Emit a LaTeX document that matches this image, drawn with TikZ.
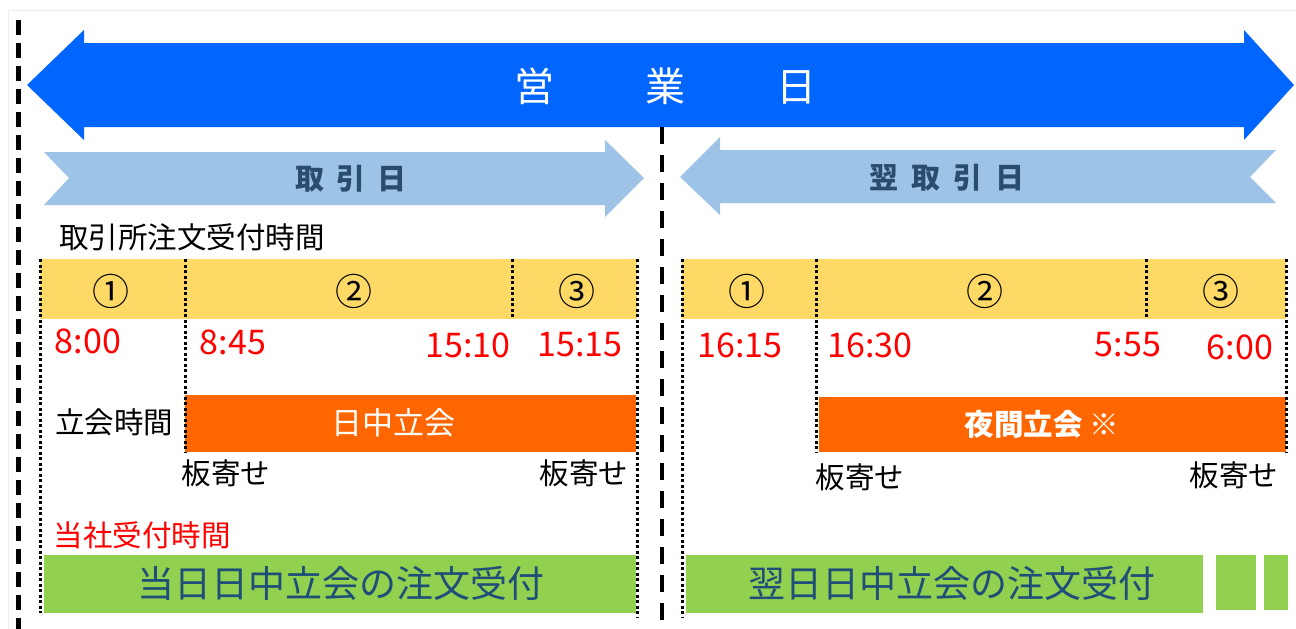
\documentclass[tikz,border=0pt]{standalone}
\usepackage{fontspec}
\newfontfamily\jp{Noto Sans CJK JP}
\definecolor{bigblue}{HTML}{0066FF}
\definecolor{lightblue}{HTML}{9DC3E6}
\definecolor{arrowtxt}{HTML}{2A4D6E}
\definecolor{barYellow}{HTML}{FFD966}
\definecolor{barOrange}{HTML}{FF6600}
\definecolor{barGreen}{HTML}{92D050}
\definecolor{greentxt}{HTML}{1F4E79}
\definecolor{timered}{HTML}{FF0000}
\tikzset{
  lbl/.style={inner sep=0pt, font=\jp\fontsize{29.5}{32}\selectfont},
  timelbl/.style={inner sep=0pt, text=timered, font=\jp\fontsize{34}{36}\selectfont},
  circnum/.style={inner sep=0pt, font=\jp\fontsize{37}{40}\selectfont},
  arrowlbl/.style={inner sep=0pt, text=arrowtxt, font=\jp\bfseries\fontsize{29}{32}\selectfont},
  yellowbar/.style={fill=barYellow, draw=none, inner sep=0pt},
  orangebar/.style={fill=barOrange, draw=none, inner sep=0pt, text=white},
  greenbar/.style={fill=barGreen, draw=none, inner sep=0pt},
  sep/.style={line width=3pt, dash pattern=on 3pt off 2.5pt, black},
  bigdash/.style={line width=5pt, dash pattern=on 15pt off 8pt, black},
  middash/.style={line width=4pt, dash pattern=on 17pt off 11pt, black},
}
\begin{document}
\begin{tikzpicture}[x=1pt,y=-1pt]
\useasboundingbox (0,0) rectangle (1296,629);
% faint frame
\draw[gray!15, line width=1pt] (8,629) -- (8,10) -- (1296,10);

% big blue double arrow
\fill[bigblue] (27,85) -- (84,30) -- (84,43) -- (1244,43) -- (1244,30) -- (1294,85)
  -- (1244,140) -- (1244,127) -- (84,127) -- (84,140) -- cycle;
\node (eigyo) at (665,86) [inner sep=0pt, text=white, font=\jp\fontsize{40}{44}\selectfont]
  {営\hspace{91pt}業\hspace{91pt}日};

% light arrows
\fill[lightblue] (44,152) -- (605,152) -- (605,140) -- (644,178) -- (605,217) -- (605,205)
  -- (44,205) -- (69,178) -- cycle;
\node (torihiki) at (351,179) [arrowlbl] {取\hspace{12pt}引\hspace{12pt}日};
\fill[lightblue] (680,177) -- (720,137) -- (720,150) -- (1276,150) -- (1250,177) -- (1276,203)
  -- (720,203) -- (720,215) -- cycle;
\node (yokutorihiki) at (947,178) [arrowlbl] {翌\hspace{13pt}取\hspace{13pt}引\hspace{13pt}日};

% middle dashed line and left dashed line
\draw[bigdash] (18,20) -- (18,629);
\draw[middash] (662,127) -- (662,629);

% header label
\node (exch) at (192,237) [lbl] {取引所注文受付時間};

% yellow bars
\node (yl) at (338.5,289) [yellowbar, minimum width=597pt, minimum height=60pt] {};
\node (yr) at (984,289) [yellowbar, minimum width=604pt, minimum height=60pt] {};

% orange bars
\node (ol) at (410.5,423.5) [orangebar, minimum width=451pt, minimum height=57pt] {};
\node (olt) at (393,423) [lbl, text=white, font=\jp\fontsize{31}{34}\selectfont] {日中立会};
\node (or) at (1052.5,424.5) [orangebar, minimum width=467pt, minimum height=55pt] {};
\node (ort) at (1042,424) [lbl, text=white, font=\jp\bfseries\fontsize{29.5}{32}\selectfont] {夜間立会 ※};

% green bars
\node (gl) at (340,584) [greenbar, minimum width=592pt, minimum height=58pt] {};
\node (glt) at (341,583) [inner sep=0pt, text=greentxt, font=\jp\fontsize{37}{40}\selectfont] {当日日中立会の注文受付};
\node (gr) at (944.5,584) [greenbar, minimum width=517pt, minimum height=58pt] {};
\node (grt) at (952,583) [inner sep=0pt, text=greentxt, font=\jp\fontsize{37}{40}\selectfont] {翌日日中立会の注文受付};
\node (gb1) at (1236,582.5) [greenbar, minimum width=40pt, minimum height=55pt] {};
\node (gb2) at (1276,582.5) [greenbar, minimum width=24pt, minimum height=55pt] {};

% dotted separators
\draw[sep] (40,259) -- (40,613);
\draw[sep] (185,259) -- (185,452);
\draw[sep] (512,259) -- (512,319);
\draw[sep] (637,259) -- (637,618);
\draw[sep] (682,259) -- (682,618);
\draw[sep] (816,259) -- (816,453);
\draw[sep] (1146,259) -- (1146,319);
\draw[sep] (1286,259) -- (1286,453);

% circled numbers
\node (c1l) at (111,291) [circnum] {①};
\node (c2l) at (354,291) [circnum] {②};
\node (c3l) at (577,291) [circnum] {③};
\node (c1r) at (747,291) [circnum] {①};
\node (c2r) at (985,291) [circnum] {②};
\node (c3r) at (1221,291) [circnum] {③};

% times
\node (t1) at (88,341) [timelbl] {8:00};
\node (t2) at (233,342) [timelbl] {8:45};
\node (t3) at (468,345) [timelbl] {15:10};
\node (t4) at (580,345) [timelbl] {15:15};
\node (t5) at (740,345) [timelbl] {16:15};
\node (t6) at (870,345) [timelbl] {16:30};
\node (t7) at (1128,345) [timelbl] {5:55};
\node (t8) at (1240,347) [timelbl] {6:00};

% labels
\node (tachiai) at (114,422) [lbl] {立会時間};
\node (ita1) at (226,473) [lbl] {板寄せ};
\node (ita2) at (584,473) [lbl] {板寄せ};
\node (ita3) at (860,477) [lbl] {板寄せ};
\node (ita4) at (1234,475) [lbl] {板寄せ};
\node (tosha) at (142,535) [lbl, text=timered] {当社受付時間};
\end{tikzpicture}
\end{document}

■ ■ ■

Directions for this task ▸
Pictures stay out. Repeat only the lines from the beginning of the data through the line that has "(8,10) -- (1296,10);".

Complete output ▸
Emit a LaTeX document that matches this image, drawn with TikZ.
\documentclass[tikz,border=0pt]{standalone}
\usepackage{fontspec}
\newfontfamily\jp{Noto Sans CJK JP}
\definecolor{bigblue}{HTML}{0066FF}
\definecolor{lightblue}{HTML}{9DC3E6}
\definecolor{arrowtxt}{HTML}{2A4D6E}
\definecolor{barYellow}{HTML}{FFD966}
\definecolor{barOrange}{HTML}{FF6600}
\definecolor{barGreen}{HTML}{92D050}
\definecolor{greentxt}{HTML}{1F4E79}
\definecolor{timered}{HTML}{FF0000}
\tikzset{
  lbl/.style={inner sep=0pt, font=\jp\fontsize{29.5}{32}\selectfont},
  timelbl/.style={inner sep=0pt, text=timered, font=\jp\fontsize{34}{36}\selectfont},
  circnum/.style={inner sep=0pt, font=\jp\fontsize{37}{40}\selectfont},
  arrowlbl/.style={inner sep=0pt, text=arrowtxt, font=\jp\bfseries\fontsize{29}{32}\selectfont},
  yellowbar/.style={fill=barYellow, draw=none, inner sep=0pt},
  orangebar/.style={fill=barOrange, draw=none, inner sep=0pt, text=white},
  greenbar/.style={fill=barGreen, draw=none, inner sep=0pt},
  sep/.style={line width=3pt, dash pattern=on 3pt off 2.5pt, black},
  bigdash/.style={line width=5pt, dash pattern=on 15pt off 8pt, black},
  middash/.style={line width=4pt, dash pattern=on 17pt off 11pt, black},
}
\begin{document}
\begin{tikzpicture}[x=1pt,y=-1pt]
\useasboundingbox (0,0) rectangle (1296,629);
% faint frame
\draw[gray!15, line width=1pt] (8,629) -- (8,10) -- (1296,10);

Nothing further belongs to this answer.